California gubernatorial hopeful Caitlyn Jenner has joined a lawsuit to stop incumbent Gov. Gavin Newsom from being designated a "Democrat" on ballots in the upcoming recall election.
Jenner announced on Tuesday that she and her gubernatorial campaign filed a motion to intervene in the lawsuit Newsom filed against California's secretary of state attempting to get the "Democrat" label affixed to his name on ballots. Jenner said she joined the lawsuit "to ensure the laws governing the recall election are enforced and uniformly applied," adding that California Secretary of State Shirley Weber, a Newsom appointee, "likely will not mount a robust, good-faith defense against Newsom's request for preferential treatment."
"Throughout his time as governor, Gavin Newsom has always believed he is above the law," Jenner said. "Whether it was when he shut us down while he lived it up at the French Laundry or when he prevented our children from in-person classroom learning while he sent his own children to in-person classrooms at a private school, this is another example of the hypocrisy of Gavin Newsom."
Last Tuesday, Newsom sued California's top elections chief to get his party affiliation on his recall ballot later in 2021, claiming there was a mistake made while creating the paperwork for the recall ballot in 2020 that removed his party affiliation.
"Petitioner is beneficially interested in ensuring that his party preference election appears on the recall ballot as provided in Elections Code section 11320 to ensure that voters are able to make a more informed choice when deciding how to vote in the upcoming recall election," the filing read.

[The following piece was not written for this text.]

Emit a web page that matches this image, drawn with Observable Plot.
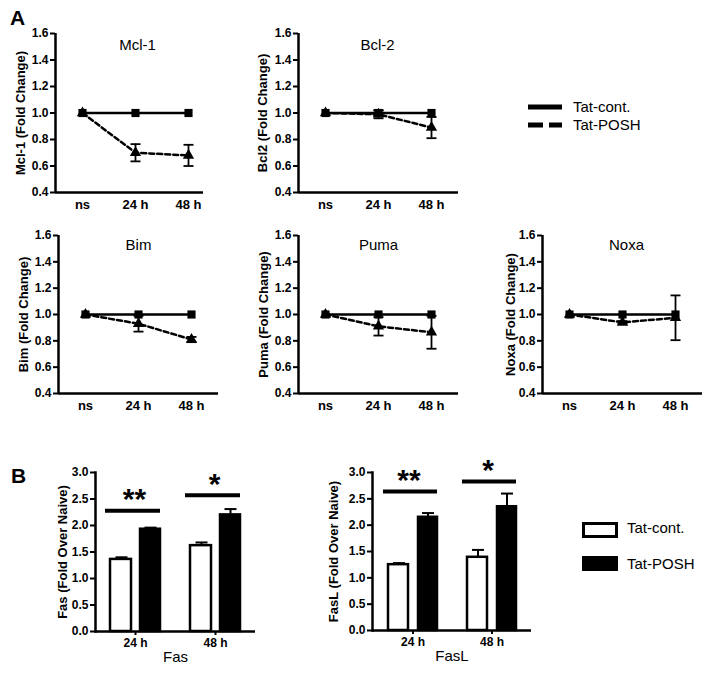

While Newsom's filing claimed Weber had the authority to change Newsom's ballot designation since a date had not been set for the election and she did not certify the recall, the state's lieutenant governor announced on Thursday the recall has been scheduled for Sept. 14, and the recall has since been certified.
It was originally believed that a recall election would take place in October, but state lawmakers, many of whom believe Newsom would benefit from a speedy recall, passed a bill on June 28 moving up Newsom's recall date.
Assembly Bill 152, which has passed the Assembly as well as a Senate committee, would "allow the Secretary of State to certify the sufficiency of the signatures before the Joint Legislative Budget Committee has had 30 days to review and comment on the estimate if the Legislature has appropriated funds it determines are reasonably necessary to conduct the recall election and has designated funds for that purpose in the Budget Act or another statute."
Under current state law, the Department of Finance issues a cost estimate, and then the Joint Legislative Budget Committee has 30 days to review and comment on the costs.
While Newsom suffered low approval ratings amid shuttered businesses and stringent restrictions at the height of the COVID-19 pandemic, causing organizers to amass in excess of 1.7 million signatures on behalf of the effort to recall him, the governor's approval ratings have bounced back as the state has moved toward reopening.
Along with Jenner, several Republican candidates are running to unseat Newsom. Former San Diego Mayor Kevin Faulconer entered the race in February, and Assemblyman Kevin Kiley announced his candidacy Tuesday.